| Exercise |
Please, without the pictures, retype exactly the lines from the start of the material through the line that holds "Filter Effluent (Deep".

| Material |
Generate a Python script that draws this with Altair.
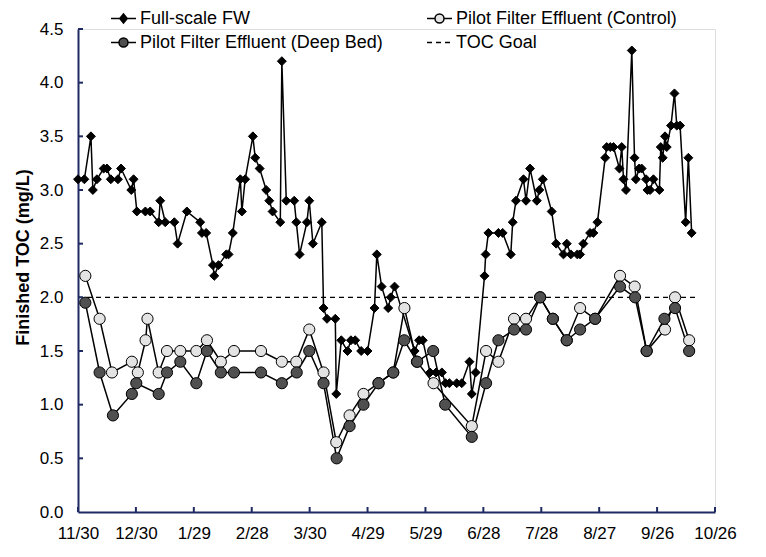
import altair as alt
import pandas as pd

# ---------------- data ----------------
tick_days = [0, 30, 60, 90, 120, 150, 180, 210, 240, 270, 300, 330]
tick_labels = ["11/30", "12/30", "1/29", "2/28", "3/30", "4/29", "5/29",
               "6/28", "7/28", "8/27", "9/26", "10/26"]
y_ticks = [0.0, 0.5, 1.0, 1.5, 2.0, 2.5, 3.0, 3.5, 4.0, 4.5]

series_names = ["Full-scale FW", "Pilot Filter Effluent (Control)",
                "Pilot Filter Effluent (Deep Bed)", "TOC Goal"]

fw_day = [0, 3.3, 6.7, 7.7, 9.8, 13.3, 15, 17, 20.7, 22.3, 27.6, 28.8, 30.5, 34.9,
          37.4, 41.8, 42.6, 45.2, 49.9, 51.6, 56.4, 63.3, 64.2, 66.4, 69.9, 70.6,
          72.8, 76.8, 78, 80.2, 84.1, 84.9, 86.6, 90.6, 91.8, 94.1, 97.5, 99.1,
          100.8, 104.8, 105.6, 107.9, 112, 113.1, 114.8, 118.6, 119.8, 121.7,
          126.3, 127.2, 129, 133.3, 133.8, 136.4, 139.6, 141.4, 143.6, 146.7, 150,
          153.6, 154.8, 157.3, 160.7, 162, 164, 174.4, 176.7, 178.6, 182.4, 185.5,
          188.5, 190.4, 192.4, 196.2, 198.8, 202.8, 204, 206, 210.6, 211.2, 212.6,
          217.8, 220, 224.2, 225.2, 226.9, 230.8, 232.1, 234.2, 237.7, 239, 240.8,
          245.4, 247.7, 251.5, 253.2, 255.3, 258.7, 260.1, 261.8, 265.3, 267,
          269.1, 273.1, 273.9, 275.7, 277.4, 280.5, 281.7, 282.6, 283.9, 286.9,
          288.3, 289, 290.7, 292, 294.3, 295, 296.4, 298.1, 301.2, 301.9, 302.9,
          304.1, 305, 307.2, 309, 310.2, 311.9, 314.8, 316.2, 317.9]
fw_toc = [3.1, 3.1, 3.5, 3.0, 3.1, 3.2, 3.2, 3.1, 3.1, 3.2, 3.0, 3.1, 2.8, 2.8,
          2.8, 2.7, 2.9, 2.7, 2.7, 2.5, 2.8, 2.7, 2.6, 2.6, 2.3, 2.2,
          2.3, 2.4, 2.4, 2.6, 3.1, 2.8, 3.1, 3.5, 3.3, 3.2, 3.0, 2.9,
          2.8, 2.7, 4.2, 2.9, 2.9, 2.7, 2.4, 2.7, 2.9, 2.5,
          2.7, 1.9, 1.8, 1.8, 1.1, 1.6, 1.5, 1.6, 1.6, 1.5, 1.5,
          1.9, 2.4, 2.1, 1.9, 2.0, 2.1, 1.5, 1.6, 1.6, 1.3, 1.3,
          1.3, 1.2, 1.2, 1.2, 1.2, 1.4, 1.1, 1.3, 2.2, 2.4, 2.6,
          2.6, 2.6, 2.4, 2.7, 2.9, 3.1, 2.9, 3.2, 2.9, 3.0, 3.1,
          2.8, 2.5, 2.4, 2.5, 2.4, 2.4, 2.4, 2.5, 2.6, 2.6,
          2.7, 3.3, 3.4, 3.4, 3.4, 3.2, 3.4, 3.1, 3.0, 4.3,
          3.3, 3.1, 3.2, 3.2, 3.1, 3.0, 3.0, 3.1, 3.0, 3.4, 3.3,
          3.5, 3.4, 3.6, 3.9, 3.6, 3.6, 2.7, 3.3, 2.6]

ctl_day = [3.8, 11.2, 17.6, 27.9, 31, 35, 36, 41.8, 46.1, 53, 61.3, 66.8, 74, 80.8,
           94.8, 105.6, 113.1, 119.8, 127.2, 133.8, 140.7, 147.9, 155.7, 163.3,
           169.1, 175.6, 184.2, 204, 211.4, 217.8, 225.9, 232.1, 239.4, 246, 253.2,
           260.1, 267.9, 280.8, 288.4, 294.6, 304.1, 309.3, 316.6]
ctl_toc = [2.2, 1.8, 1.3, 1.4, 1.3, 1.6, 1.8, 1.3, 1.5, 1.5, 1.5, 1.6, 1.4, 1.5,
           1.5, 1.4, 1.4, 1.7, 1.3, 0.65, 0.9, 1.1, 1.2, 1.3,
           1.9, 1.4, 1.2, 0.8, 1.5, 1.4, 1.8, 1.8, 2.0, 1.8, 1.6,
           1.9, 1.8, 2.2, 2.1, 1.5, 1.7, 2.0, 1.6]

deep_day = [3.8, 11.2, 18.1, 27.9, 30.2, 41.8, 46.1, 53, 61.3, 66.8, 74, 80.8,
            94.8, 105.6, 113.3, 119.8, 127.2, 134, 140.7, 147.9, 155.7, 163.3,
            169, 175.7, 184, 190.2, 204, 211.4, 217.8, 225.9, 232.1, 239.4, 246,
            253.2, 260.1, 267.9, 280.8, 288.6, 294.6, 303.8, 309.3, 316.6]
deep_toc = [1.95, 1.3, 0.9, 1.1, 1.2, 1.1, 1.3, 1.4, 1.2, 1.5, 1.3, 1.3,
            1.3, 1.2, 1.3, 1.5, 1.2, 0.5, 0.8, 1.0, 1.2, 1.3,
            1.6, 1.4, 1.5, 1.0, 0.7, 1.2, 1.6, 1.7, 1.7, 2.0, 1.8,
            1.6, 1.7, 1.8, 2.1, 2.0, 1.5, 1.8, 1.9, 1.5]

goal_value = [2.0]
goal_start = [0]
goal_end = [320]

# ---------------- tables ----------------
def table(key, name, days, vals):
    t = pd.DataFrame({"series": name, "day": days, "toc": vals})
    t[key] = name          # per-series field so each legend stays separate
    return t

fw_df = table("fw_name", series_names[0], fw_day, fw_toc)
ctl_df = table("ctl_name", series_names[1], ctl_day, ctl_toc)
deep_df = table("deep_name", series_names[2], deep_day, deep_toc)
all_df = pd.concat([fw_df, ctl_df, deep_df], ignore_index=True)[["series", "day", "toc"]]
goal_df = pd.DataFrame({"goal_name": series_names[3], "day": goal_start,
                        "day_end": goal_end, "toc": goal_value})
xt_df = pd.DataFrame({"day": tick_days})
yt_df = pd.DataFrame({"toc": y_ticks[1:]})

FONT = "Liberation Sans"
NAVY = "#1f2a62"
W, H = 637, 483

label_expr = "[" + ",".join("'%s'" % t for t in tick_labels) + "][round(datum.value/30)]"

xs = alt.Scale(domain=[0, 330], nice=False, zero=False)
ys = alt.Scale(domain=[0, 4.5], nice=False)

x_axis = alt.Axis(values=tick_days, labelExpr=label_expr, title=None, grid=False,
                  ticks=False, tickSize=0, labelPadding=13, labelFontSize=17,
                  labelFont=FONT, labelColor="black", domainColor=NAVY,
                  domainWidth=2, labelFlush=False, labelOverlap=False)
y_axis = alt.Axis(values=y_ticks, format=".1f", title="Finished TOC (mg/L)",
                  grid=False, ticks=False, tickSize=0, labelPadding=15,
                  labelFontSize=17, labelFont=FONT, labelColor="black",
                  domainColor=NAVY, domainWidth=2, titleFont=FONT,
                  titleFontSize=18, titleFontWeight="bold", titleColor="black",
                  titleX=-46, titleY=228, titleBaseline="bottom")

X = alt.X("day:Q", scale=xs, axis=x_axis)
Y = alt.Y("toc:Q", scale=ys, axis=y_axis)

path_fw = "M-1,0H1M0,-0.36L0.3,0L0,0.36L-0.3,0Z"
path_circ = ("M-1,0H-0.36M0.36,0H1M-0.36,0A0.36,0.36 0 1,1 0.36,0"
             "A0.36,0.36 0 1,1 -0.36,0Z")
path_line = "M-1,0H1"

COL1, COL2 = 32, 348
ROW1, ROW2 = -24, 0

LIGHT = "#e3e3e3"
DARK = "#505050"


def leg(x, y, sym, fillc):
    return alt.Legend(title=None, orient="none", legendX=x, legendY=y, padding=0,
                      labelFont=FONT, labelFontSize=18, labelColor="black",
                      labelOffset=3, symbolSize=625, labelLimit=400,
                      symbolType=sym, symbolFillColor=fillc,
                      symbolStrokeColor="black", symbolStrokeWidth=1.5,
                      symbolOpacity=1)


goal = alt.Chart(goal_df).mark_rule(color="black", strokeWidth=1.2).encode(
    x=X, x2="day_end:Q", y=Y,
    strokeDash=alt.StrokeDash("goal_name:N",
                              scale=alt.Scale(domain=[series_names[3]], range=[[5, 4]]),
                              legend=leg(COL2, ROW2, path_line, "transparent")))

lines = alt.Chart(all_df).mark_line(color="black", strokeWidth=1.5).encode(
    x=X, y=Y, detail="series:N")

fw_pts = alt.Chart(fw_df).mark_point(shape="diamond", filled=True,
                                     strokeWidth=1, size=80, opacity=1).encode(
    x=X, y=Y,
    fill=alt.Fill("fw_name:N", scale=alt.Scale(domain=[series_names[0]],
                  range=["black"]),
                  legend=leg(COL1, ROW1, path_fw, "black")),
    stroke=alt.value("black"))

ctl_pts = alt.Chart(ctl_df).mark_point(shape="circle", filled=True,
                                       strokeWidth=1, size=125, opacity=1).encode(
    x=X, y=Y,
    fill=alt.Fill("ctl_name:N", scale=alt.Scale(domain=[series_names[1]],
                  range=[LIGHT]),
                  legend=leg(COL2, ROW1, path_circ, LIGHT)),
    stroke=alt.value("black"))

deep_pts = alt.Chart(deep_df).mark_point(shape="circle", filled=True, fill=DARK,
                                         strokeWidth=1, size=125, opacity=1).encode(
    x=X, y=Y,
    stroke=alt.Stroke("deep_name:N", scale=alt.Scale(domain=[series_names[2]],
                      range=["black"]),
                      legend=leg(COL1, ROW2, path_circ, DARK)))

xticks = alt.Chart(xt_df).mark_rule(color=NAVY, strokeWidth=2).encode(
    x=X, y=alt.value(H), y2=alt.value(H - 5))
yticks = alt.Chart(yt_df).mark_rule(color=NAVY, strokeWidth=2).encode(
    y=Y, x=alt.value(0), x2=alt.value(5))

chart = alt.layer(goal, lines, fw_pts, ctl_pts, deep_pts, xticks, yticks).resolve_scale(
    fill="independent"
).properties(
    width=W, height=H,
    autosize=alt.AutoSizeParams(type="none"),
    padding={"left": 70, "top": 21, "right": 40, "bottom": 44},
).configure_view(stroke=None).configure(background="white")

chart.save("out.html", embed_options={"renderer": "svg", "actions": False})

| Result |
Generate a Python script that draws this with Altair.
import altair as alt
import pandas as pd

# ---------------- data ----------------
tick_days = [0, 30, 60, 90, 120, 150, 180, 210, 240, 270, 300, 330]
tick_labels = ["11/30", "12/30", "1/29", "2/28", "3/30", "4/29", "5/29",
               "6/28", "7/28", "8/27", "9/26", "10/26"]
y_ticks = [0.0, 0.5, 1.0, 1.5, 2.0, 2.5, 3.0, 3.5, 4.0, 4.5]

series_names = ["Full-scale FW", "Pilot Filter Effluent (Control)",
                "Pilot Filter Effluent (Deep Bed)", "TOC Goal"]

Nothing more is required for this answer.